Standard quality knife care applies:

Hand wash and dry immediately. This is non-negotiable for knives with natural wood handles, which are common in Italian knives.

Oil wooden handles annually with food-grade mineral oil or linseed oil. Natural wood handles need this treatment to prevent cracking.

Sharpen on a whetstone at the appropriate angle for the specific knife. Italian artisan knives should come with angle guidance; aim for 15-20 degrees per side for typical stainless steel versions.

Store on a magnetic strip or in a knife block. Italian knives with decorative handles often look best displayed rather than stored in a drawer.

FAQ

Are Italian kitchen knives good quality?

Artisan Italian knives from established makers like Berti are excellent quality, representing centuries of craftsmanship tradition. Mass-market Italian knives vary more widely. The brand and manufacturing details matter more than the country of origin label.

Why don't Italian knives get as much attention as German or Japanese?

Mostly because German and Japanese brands have invested more heavily in the American market. The quality Italian tradition exists; it's less marketed.

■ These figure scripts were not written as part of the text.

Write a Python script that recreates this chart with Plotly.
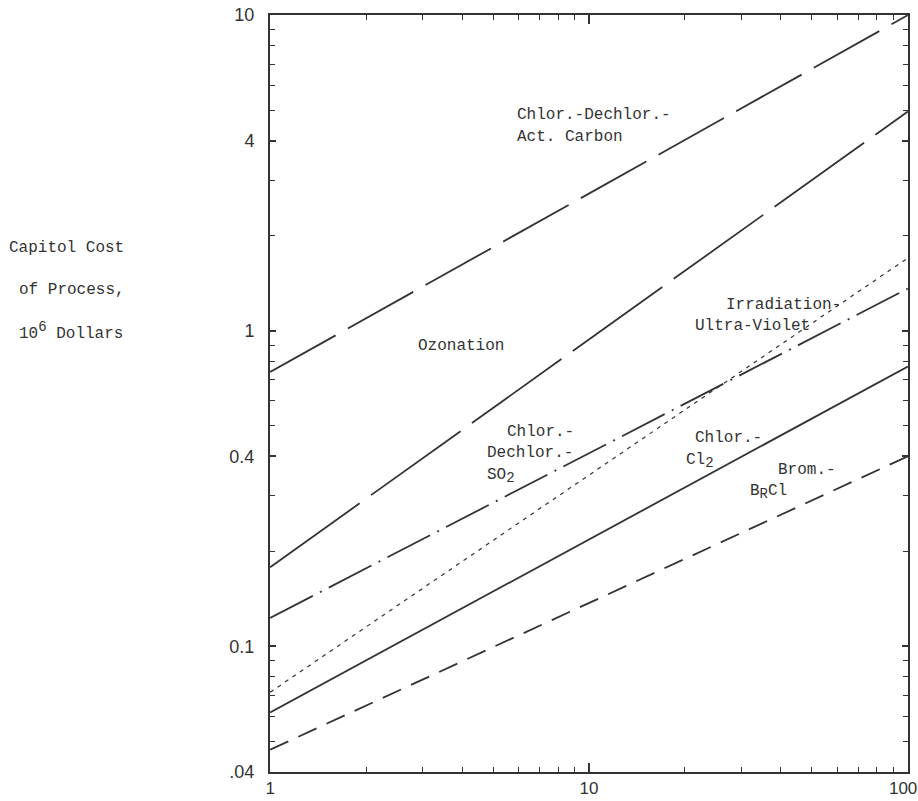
import plotly.graph_objects as go

# ---- data ----
x_ends = [1, 100]
act_carbon = [0.74, 10.0]
ozonation = [0.178, 4.95]
so2 = [0.123, 1.36]
uv = [0.0715, 1.70]
cl2 = [0.0617, 0.77]
brcl = [0.047, 0.40]

y_major = [0.04, 0.1, 0.4, 1, 4, 10]
y_major_text = [".04", "0.1", "0.4", "1", "4", "10"]
y_minor = [0.05, 0.06, 0.07, 0.08, 0.09, 0.2, 0.3, 0.5, 0.6, 0.7, 0.8, 0.9,
           2, 3, 5, 6, 7, 8, 9]
x_major = [1, 10, 100]
x_major_text = ["1", "10", "100&nbsp;&nbsp;"]
x_minor = [2, 3, 4, 5, 6, 7, 8, 9, 20, 30, 40, 50, 60, 70, 80, 90]

INK = "#333333"
MONO = "Liberation Mono, Courier New, monospace"
SANS = "Liberation Sans, Arial, sans-serif"

fig = go.Figure()

def add(yv, dash, width=1.8):
    fig.add_trace(go.Scatter(x=x_ends, y=yv, mode="lines",
                             line=dict(color=INK, width=width, dash=dash),
                             showlegend=False, hoverinfo="skip"))

add(act_carbon, "75px,14px")
add(ozonation, "110px,14px")
add(so2, "48px,8px,2px,8px")
add(uv, "4px,5px", 1.2)
add(cl2, "solid")
add(brcl, "20px,11px")

L, R, T, B = 270, 10, 15, 29
W, H = 918, 801
pw, ph = W - L - R, H - T - B

def px(x):
    return (x - L) / pw

def py(y):
    return (H - B - y) / ph

def sub(s):
    return "<sub><span style='font-size:14px'>" + s + "</span></sub>"

texts = [
    ("Chlor.-Dechlor.-", 515, 115),
    ("Act. Carbon", 515, 137),
    ("Ozonation", 416, 346),
    ("Chlor.-", 505, 432),
    ("Dechlor.-", 485, 453),
    ("SO" + sub("2"), 485, 476),
    ("Irradiation-", 724, 305),
    ("Ultra-Violet", 693, 326),
    ("Chlor.-", 693, 438),
    ("Cl" + sub("2"), 684, 461),
    ("Brom.-", 776, 470),
    ("B" + sub("R") + "Cl", 748, 492),
]
for t, x, y in texts:
    fig.add_annotation(text=t, x=px(x), y=py(y), xref="paper", yref="paper",
                       xanchor="left", yanchor="middle", showarrow=False,
                       font=dict(family=MONO, size=16, color=INK))

ytitle = [("Capitol Cost", 7, 248), ("of Process,", 17, 290),
          ("10<sup><span style='font-size:14px'>6</span></sup> Dollars", 17, 331)]
for t, x, y in ytitle:
    fig.add_annotation(text=t, x=px(x), y=py(y), xref="paper", yref="paper",
                       xanchor="left", yanchor="middle", showarrow=False,
                       font=dict(family=MONO, size=16, color=INK))

fig.update_xaxes(type="log", range=[-0.0005, 2.0005], showgrid=False, zeroline=False,
                 automargin=False,
                 showline=True, linecolor=INK, linewidth=2, mirror="allticks",
                 ticks="inside", ticklen=9, tickwidth=1.5, tickcolor=INK,
                 tickmode="array", tickvals=x_major, ticktext=x_major_text,
                 ticklabeloverflow="allow",
                 tickfont=dict(family=SANS, size=17, color=INK),
                 minor=dict(ticks="inside", ticklen=5, tickwidth=1.2,
                            tickcolor=INK, tickvals=x_minor, showgrid=False))
fig.update_yaxes(type="log", range=[-1.3985, 1.0005], showgrid=False, zeroline=False,
                 automargin=False,
                 showline=True, linecolor=INK, linewidth=2, mirror="allticks",
                 ticks="inside", ticklen=6, tickwidth=1.5, tickcolor=INK,
                 tickmode="array", tickvals=y_major, ticktext=y_major_text,
                 ticklabeloverflow="allow",
                 tickfont=dict(family=SANS, size=18, color=INK),
                 ticklabelstandoff=10,
                 minor=dict(ticks="inside", ticklen=5, tickwidth=1.2,
                            tickcolor=INK, tickvals=y_minor, showgrid=False))

fig.update_layout(width=W, height=H, margin=dict(l=L, r=R, t=T, b=B, autoexpand=False),
                  plot_bgcolor="white", paper_bgcolor="white")

fig.write_html("out.html")
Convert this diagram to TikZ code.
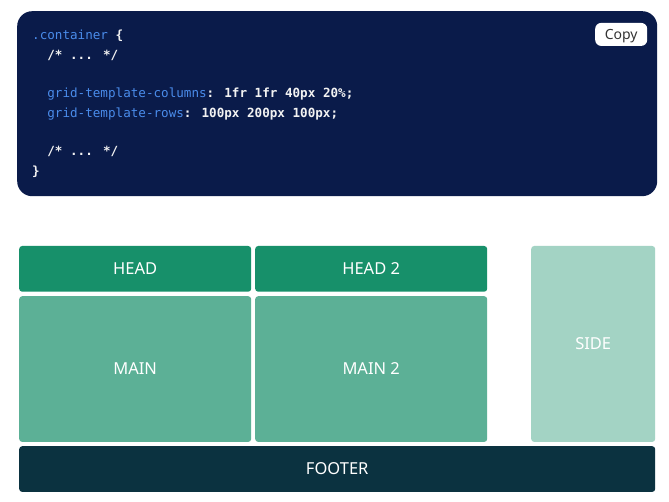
\documentclass[tikz,border=0pt]{standalone}
\usepackage{fontspec}
\setmainfont{Noto Sans}
\newfontfamily\codefont{DejaVu Sans Mono}
\definecolor{codebg}{HTML}{0A1B4A}
\definecolor{codeblue}{HTML}{4A8CEB}
\definecolor{codewhite}{HTML}{F2F2F2}
\definecolor{headc}{HTML}{17906A}
\definecolor{mainc}{HTML}{5CB096}
\definecolor{sidec}{HTML}{A3D3C4}
\definecolor{footc}{HTML}{0B3240}
\definecolor{copytext}{HTML}{333333}
\newcommand{\blu}[1]{\textcolor{codeblue}{\mdseries #1}}
\tikzset{
  codebox/.style={anchor=north west, fill=codebg, rounded corners=15pt, inner sep=0pt, minimum width=640pt, minimum height=185pt},
  copybtn/.style={anchor=north west, fill=white, rounded corners=6pt, inner sep=0pt, minimum width=52pt, minimum height=23pt, text=copytext, text height=10pt, text depth=0pt, font=\fontsize{14}{16}\selectfont},
  codeline/.style={anchor=base west, inner sep=0pt, text=codewhite, font=\codefont\bfseries\fontsize{12.6}{15}\selectfont},
  cell/.style={anchor=north west, inner sep=0pt, rounded corners=3pt, text=white, text height=11.8pt, text depth=0pt, font=\fontsize{16.5}{19}\selectfont},
  rowA/.style={minimum height=45.7pt},
  rowB/.style={minimum height=145.7pt},
  colw/.style={minimum width=232pt}
}
\begin{document}
\begin{tikzpicture}[x=1pt,y=-1pt]
\useasboundingbox (0,0) rectangle (669,502);
\fill[white] (0,0) rectangle (669,502);
% code block
\node[codebox] (code) at (17,11) {};
\node[copybtn] (copy) at (595,22.7) {Copy};
\node[codeline] (l1) at (32,40) {\blu{.container} \{};
\node[codeline] (l2) at (47.2,59.3) {/* ... */};
\node[codeline] (l4) at (47.2,97.9) {\blu{grid-template-columns}: 1fr 1fr 40px 20\%;};
\node[codeline] (l5) at (47.2,117.2) {\blu{grid-template-rows}: 100px 200px 100px;};
\node[codeline] (l7) at (47.2,155.8) {/* ... */};
\node[codeline] (l8) at (32,175.1) {\}};
% grid
\node[cell, rowA, colw, fill=headc] (head) at (19,245.8) {HEAD};
\node[cell, rowA, colw, fill=headc] (head2) at (255,245.8) {HEAD 2};
\node[cell, rowB, colw, fill=mainc] (main) at (19,296) {MAIN};
\node[cell, rowB, colw, fill=mainc] (main2) at (255,296) {MAIN 2};
\node[cell, minimum width=124pt, minimum height=195.9pt, fill=sidec] (side) at (531,245.8) {SIDE};
\node[cell, minimum width=636pt, minimum height=45.7pt, fill=footc] (footer) at (19,446) {FOOTER};
\end{tikzpicture}
\end{document}
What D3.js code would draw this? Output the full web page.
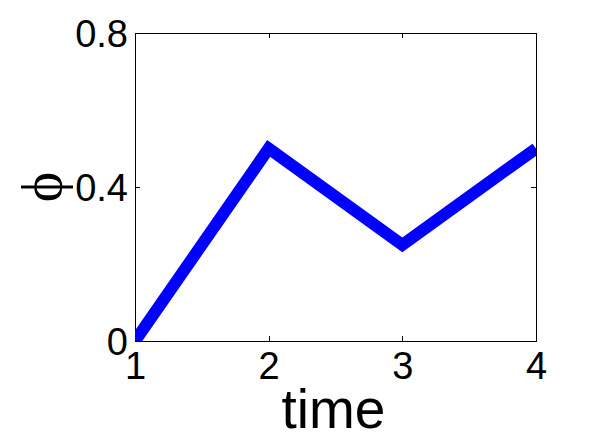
<!DOCTYPE html>
<html>
<head>
<meta charset="utf-8">
<script src="https://cdn.jsdelivr.net/npm/d3@7"></script>
<style>
  body { margin: 0; background: #fff; }
  svg { display: block; }
  .axis text { font-family: "Liberation Sans", Arial, sans-serif; font-size: 38px; fill: #000; }
  .axis path, .axis line { stroke: #000; stroke-width: 1; shape-rendering: crispEdges; }
</style>
</head>
<body>
<div id="chart"></div>
<script>
// data
const times = [1, 2, 3, 4]
const phi = [0, 0.5, 0.25, 0.5]
const xTicks = [1, 2, 3, 4]
const yTicks = [0, 0.4, 0.8]

const W = 592, H = 443
const margin = { top: 33, right: 56, bottom: 102, left: 135 }
const width = W - margin.left - margin.right
const height = H - margin.top - margin.bottom

const svg = d3.select('#chart').append('svg')
  .attr('width', W)
  .attr('height', H)

const g = svg.append('g')
  .attr('transform', 'translate(' + margin.left + ',' + margin.top + ')')

const x = d3.scaleLinear().domain([1, 4]).range([0, width])
const y = d3.scaleLinear().domain([0, 0.8]).range([height, 0])

// box with inward ticks on all sides (matlab style)
g.append('g')
  .attr('class', 'axis')
  .attr('transform', 'translate(0,' + height + ')')
  .call(d3.axisBottom(x).tickValues(xTicks).tickSize(-5).tickPadding(11).tickFormat(d3.format('d')))
  .call(a => a.selectAll('text').attr('dy', '0.71em'))

g.append('g')
  .attr('class', 'axis')
  .call(d3.axisTop(x).tickValues(xTicks).tickSize(-5).tickFormat(''))

g.append('g')
  .attr('class', 'axis')
  .call(d3.axisLeft(y).tickValues(yTicks).tickSize(-5).tickPadding(7).tickFormat(d => d === 0 ? '0' : d3.format('.1f')(d)))
  .call(a => a.selectAll('text').attr('dy', '0.36em'))

g.append('g')
  .attr('class', 'axis')
  .attr('transform', 'translate(' + width + ',0)')
  .call(d3.axisRight(y).tickValues(yTicks).tickSize(-5).tickFormat(''))

g.append('clipPath')
  .attr('id', 'clip')
  .append('rect')
  .attr('width', width)
  .attr('height', height)

const line = d3.line()
  .x((d, i) => x(times[i]))
  .y(d => y(d))

g.append('path')
  .datum(phi)
  .attr('clip-path', 'url(#clip)')
  .attr('d', line)
  .attr('fill', 'none')
  .attr('stroke', '#0000ff')
  .attr('stroke-width', 12)
  .attr('stroke-linejoin', 'miter')

// labels
svg.append('text')
  .attr('x', margin.left + width / 2 - 2)
  .attr('y', 428)
  .attr('text-anchor', 'middle')
  .style('font-family', '"Liberation Sans", Arial, sans-serif')
  .style('font-size', '55px')
  .text('time')

svg.append('text')
  .attr('transform', 'translate(61,' + (margin.top + y(0.4)) + ') rotate(-90)')
  .attr('text-anchor', 'middle')
  .style('font-family', '"Liberation Serif", serif')
  .style('font-size', '58px')
  .text('ϕ')
</script>
</body>
</html>
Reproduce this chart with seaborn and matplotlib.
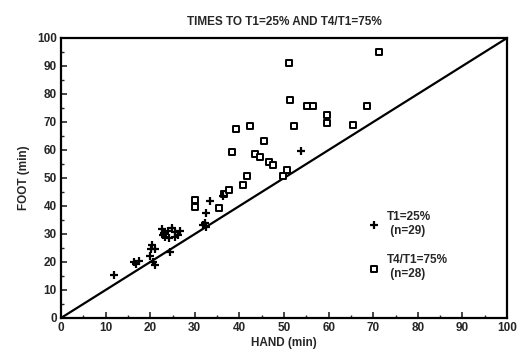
import matplotlib
matplotlib.use("Agg")
import matplotlib.pyplot as plt
import numpy as np
import pandas as pd
import seaborn as sns
from matplotlib.ticker import MultipleLocator

# T1 = 25% (plus markers)
hand_t1 = [11.9, 16.4, 17.4, 16.9, 20.2, 21.0, 20.4, 20.7, 21.1, 22.6, 23.0, 24.0,
           24.8, 25.6, 26.6, 23.4, 24.3, 25.5, 26.2, 24.5, 31.9, 32.6, 32.2, 32.6,
           33.4, 36.4, 53.7, 22.8, 19.9]
foot_t1 = [15.4, 20.0, 20.4, 19.2, 24.5, 24.5, 26.0, 20.1, 18.8, 31.8, 30.3, 31.2,
           32.3, 30.8, 30.9, 29.0, 28.4, 28.9, 29.8, 23.6, 33.3, 32.4, 34.0, 37.5,
           41.8, 43.5, 59.7, 29.6, 22.0]

# T4/T1 = 75% (open squares)
hand_t4 = [30.0, 30.0, 35.5, 36.5, 37.7, 40.7, 41.7, 38.4, 39.2, 42.3, 43.6, 44.6,
           45.5, 46.6, 47.6, 49.7, 50.6, 51.2, 51.3, 52.3, 55.2, 56.4, 59.6, 59.6,
           65.5, 68.5, 71.3]
foot_t4 = [42.1, 39.8, 39.3, 44.2, 45.6, 47.4, 50.6, 59.4, 67.5, 68.7, 58.6, 57.4,
           63.3, 55.6, 54.8, 50.7, 52.8, 91.0, 77.7, 68.6, 75.8, 75.8, 72.5, 69.8,
           68.9, 75.8, 94.9]

label_t1 = "T1=25%\n (n=29)"
label_t4 = "T4/T1=75%\n (n=28)"
ticks = list(range(0, 101, 10))

sns.set_style("ticks")
plt.rcParams["font.family"] = ["Liberation Sans", "DejaVu Sans"]
plt.rcParams["font.weight"] = "bold"

df_t1 = pd.DataFrame({"hand": hand_t1, "foot": foot_t1})
df_t4 = pd.DataFrame({"hand": hand_t4, "foot": foot_t4})

fig = plt.figure(figsize=(5.19, 3.54), dpi=100)
ax = fig.add_axes([0.1175, 0.1017, 0.8595, 0.791])

# identity line
ax.plot([0, 100], [0, 100], color="black", linewidth=1.6, zorder=1)

sns.scatterplot(data=df_t1, x="hand", y="foot", marker="+", s=40, color="black",
                linewidth=1.6, label=label_t1, ax=ax, zorder=3)
sns.scatterplot(data=df_t4, x="hand", y="foot", marker="s", s=24, facecolor="white",
                edgecolor="black", linewidth=1.4, label=label_t4, ax=ax, zorder=2)

ax.set_xlim(0, 100)
ax.set_ylim(0, 100)
ax.set_xticks(ticks)
ax.set_yticks(ticks)
ax.xaxis.set_minor_locator(MultipleLocator(5))
ax.yaxis.set_minor_locator(MultipleLocator(5))
ax.tick_params(which="major", direction="in", length=4, width=1.2, labelsize=8.5, pad=3)
ax.tick_params(which="minor", direction="in", length=2.5, width=1.0)
for lab in ax.get_xticklabels() + ax.get_yticklabels():
    lab.set_fontweight("bold")

for side in ["left", "bottom", "right", "top"]:
    ax.spines[side].set_visible(True)
    ax.spines[side].set_linewidth(1.6)
    ax.spines[side].set_color("black")

ax.set_title("TIMES TO T1=25% AND T4/T1=75%", fontsize=8.5, fontweight="bold", pad=9)
ax.set_xlabel("HAND (min)", fontsize=8.5, fontweight="bold", labelpad=2)
ax.set_ylabel("FOOT (min)", fontsize=8.5, fontweight="bold", labelpad=5)

leg = ax.legend(loc="upper left", bbox_to_anchor=(0.665, 0.40), frameon=False,
                fontsize=8.5, handletextpad=0.05, labelspacing=1.5, borderaxespad=0)
for t in leg.get_texts():
    t.set_fontweight("bold")

fig.savefig("out.png", dpi=100)
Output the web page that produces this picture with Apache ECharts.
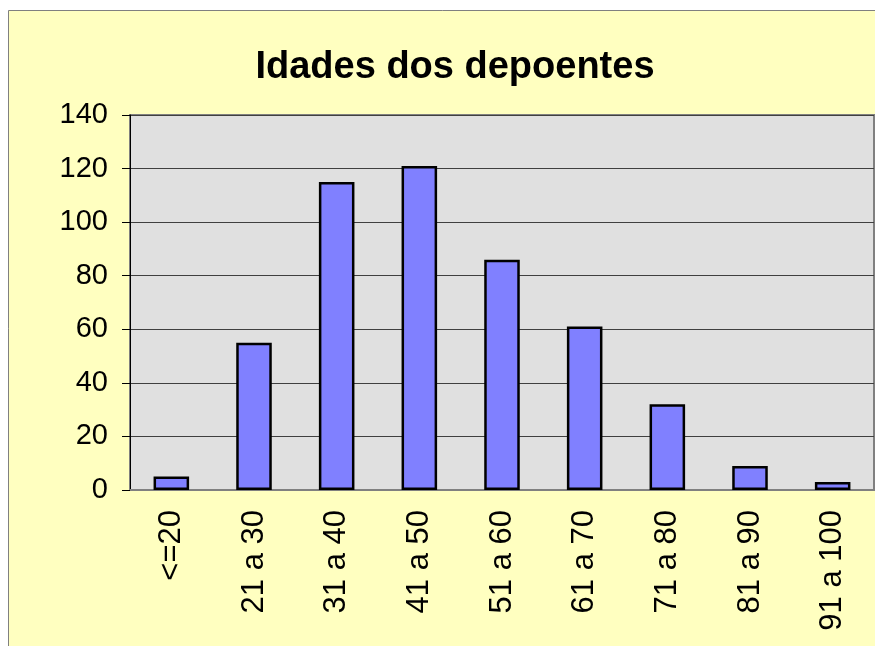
<!DOCTYPE html>
<html>
<head>
<meta charset="utf-8">
<script src="https://cdn.jsdelivr.net/npm/echarts@6/dist/echarts.min.js"></script>
<style>
  html, body { margin: 0; padding: 0; background: #ffffff; }
  #chart { width: 875px; height: 646px; }
</style>
</head>
<body>
<div id="chart"></div>
<script>
    // faixas etárias e contagens
    const ageGroups = ['<=20', '21 a 30', '31 a 40', '41 a 50', '51 a 60', '61 a 70', '71 a 80', '81 a 90', '91 a 100'];
    const counts = [5, 55, 115, 121, 86, 61, 32, 9, 3];
    const yTicks = { min: 0, max: 140, interval: 20 };

    const chart = echarts.init(document.getElementById('chart'));
    const font = 'Arial, "Liberation Sans", sans-serif';

    chart.setOption({
        animation: false,
        backgroundColor: '#ffffff',
        graphic: [{
            type: 'rect',
            z: -10,
            shape: { x: 8.5, y: 10.5, width: 900, height: 700 },
            style: { fill: '#ffffc0', stroke: '#808080', lineWidth: 1 },
        }],
        title: {
            text: 'Idades dos depoentes',
            left: 450,
            top: 44,
            textAlign: 'center',
            textStyle: { fontFamily: font, fontSize: 38, fontWeight: 'bold', color: '#000' },
        },
        grid: {
            left: 130,
            top: 115,
            right: 1,
            bottom: 156,
            show: true,
            backgroundColor: '#e0e0e0',
            borderColor: '#808080',
            borderWidth: 2,
        },
        xAxis: [{
            type: 'category',
            data: ageGroups,
            axisLine: { lineStyle: { color: '#808080', width: 2 } },
            axisTick: { length: 8, lineStyle: { color: '#000' } },
            axisLabel: {
                rotate: 90,
                margin: 20,
                fontFamily: font,
                fontSize: 31,
                color: '#000',
            },
        }, {
            type: 'category',
            data: ageGroups,
            position: 'bottom',
            axisLine: { show: false },
            axisTick: { inside: true, length: 8, lineStyle: { color: '#000' } },
            axisLabel: { show: false },
        }],
        yAxis: {
            type: 'value',
            min: yTicks.min,
            max: yTicks.max,
            interval: yTicks.interval,
            axisLine: { show: true, lineStyle: { color: '#000', width: 1 } },
            axisTick: { show: true, length: 8, lineStyle: { color: '#000' } },
            axisLabel: { margin: 22, fontFamily: font, fontSize: 29, color: '#000' },
            splitLine: { lineStyle: { color: '#404040', width: 1 } },
        },
        series: [{
            type: 'bar',
            data: counts,
            barWidth: '43%',
            itemStyle: { color: '#8080ff', borderColor: '#000', borderWidth: 2.5 },
        }],
    });
</script>
</body>
</html>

Knife enthusiasts often discover Italian brands after going deep into the category.

What makes Berti knives special?

Handcrafted in Scarperia using traditional techniques, natural handle materials, and a family tradition dating to 1895. Each knife involves more hand labor than factory production. The result is a knife with character that mass-produced options don't have.

How do I find Italian kitchen knives in the US?

Specialty Italian importers online, Amazon for brands like Sanelli, and Italian-specialty kitchen stores in larger cities. Berti ships internationally from their Scarperia facility.

Bottom Line

Italian kitchen knives represent a genuine manufacturing tradition that competes with German quality and offers more craft character than mass-market alternatives. For a cook who wants a chef's knife that's both functional and meaningful, an artisan Italian knife from Berti or Sanelli is worth serious consideration. The trade-off is higher cost and less accessibility than German brands. If that's acceptable, you get something genuinely special.